The luxury of free movement around Chirnside Park naturally meant following Paddy and Matthew Parker from end-to-end all day. It was an absurdly and wonderfully intimate way to watch two AFL teams playing: standing against the fence behind the goals, the small older grandstand at one end, the shorter goalposts putting a lot more pressure on the goal umpires’ judgement, and the players reacting to Matt’s wind-ups over the fence made for a the kind of footy experience that people seem to enjoy, even without the fireworks and Optus Stadium’s RAWK SHOW lighting. But for all the times the AFL and sycophantic journos would talk the community experience up, they’ll take the MAJOR LEAGUE SPORTS and faux-celebrity experience every time when push comes to an actual shove in the back.

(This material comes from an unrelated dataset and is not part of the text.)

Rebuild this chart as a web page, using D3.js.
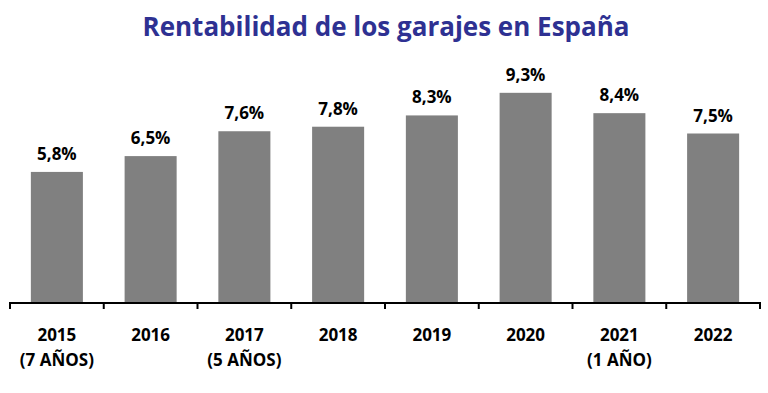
<!DOCTYPE html>
<html>
<head>
<meta charset="utf-8">
<script src="https://cdn.jsdelivr.net/npm/d3@7"></script>
<style>
  body { margin: 0; background: #fff; }
  text { font-family: "Open Sans", "Noto Sans", sans-serif; font-weight: bold; }
</style>
</head>
<body>
<svg width="768" height="393"></svg>
<script>
const years   = ["2015", "2016", "2017", "2018", "2019", "2020", "2021", "2022"],
      notes   = ["(7 AÑOS)", "", "(5 AÑOS)", "", "", "", "(1 AÑO)", ""],
      values  = [5.8, 6.5, 7.6, 7.8, 8.3, 9.3, 8.4, 7.5];

const svg = d3.select("svg");

const x = d3.scaleBand()
            .domain(years)
            .range([10, 760])
            .paddingInner(0.445)
            .paddingOuter(0.2225);

const y = d3.scaleLinear()
            .domain([0, 10])
            .range([303, 77]);

// title
svg.append("text")
   .attr("x", 386)
   .attr("y", 36)
   .attr("text-anchor", "middle")
   .attr("fill", "#2e3192")
   .style("font-size", "26px")
   .text("Rentabilidad de los garajes en España");

// bars
svg.selectAll("rect.bar")
   .data(values)
   .join("rect")
     .attr("class", "bar")
     .attr("x", (d, i) => x(years[i]))
     .attr("y", d => y(d))
     .attr("width", x.bandwidth())
     .attr("height", d => y(0) - y(d))
     .attr("fill", "#808080");

// value labels
svg.selectAll("text.val")
   .data(values)
   .join("text")
     .attr("class", "val")
     .attr("x", (d, i) => x(years[i]) + x.bandwidth() / 2)
     .attr("y", d => y(d) - 12)
     .attr("text-anchor", "middle")
     .style("font-size", "17px")
     .attr("fill", "#000")
     .text(d => d.toFixed(1).replace(".", ",") + "%");

// axis line + ticks between categories
const step = x.step();
const ticks = d3.range(years.length + 1).map(i => 10 + i * step);
svg.append("line")
   .attr("x1", 10).attr("x2", 760)
   .attr("y1", 303).attr("y2", 303)
   .attr("stroke", "#000")
   .attr("stroke-width", 2);
svg.selectAll("line.tick")
   .data(ticks)
   .join("line")
     .attr("class", "tick")
     .attr("x1", d => d).attr("x2", d => d)
     .attr("y1", 302).attr("y2", 309)
     .attr("stroke", "#000")
     .attr("stroke-width", 2);

// category labels
const cat = svg.selectAll("text.cat")
   .data(years)
   .join("text")
     .attr("class", "cat")
     .attr("x", d => x(d) + x.bandwidth() / 2)
     .attr("text-anchor", "middle")
     .style("font-size", "17px")
     .attr("fill", "#000");
cat.append("tspan").attr("y", 341).attr("x", d => x(d) + x.bandwidth() / 2).text(d => d);
cat.append("tspan").attr("y", 366).attr("x", d => x(d) + x.bandwidth() / 2).text((d, i) => notes[i]);
</script>
</body>
</html>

Quick question for future traffic-on-the-way-back purposes: Did anyone at AFL House think about checking to see if there may or may not have been any international events on in the area for the very, very specific day of the year they were looking to schedule a match at a ground that due to sponsorship rights is named Avalon Airport Oval?

***

No premierships are won in March (nor are they won early in time-on of a Grand Final). But the St Kilda team I watched yesterday was inherently different to the one I saw play at any time last year. Yes, it’s the JLT, and yes, the AFL has again been successful in finding a sponsor whose name can easily become synonymous with a “Series”. I watched with a sinking feeling last year in the stands at Princes Park a team that looked lost and bored, and lose comfortably to the eventual wooden spooners. The following match against Melbourne was slightly more encouraging, but fuck me, when I think about that Wednesday night I really felt something was up.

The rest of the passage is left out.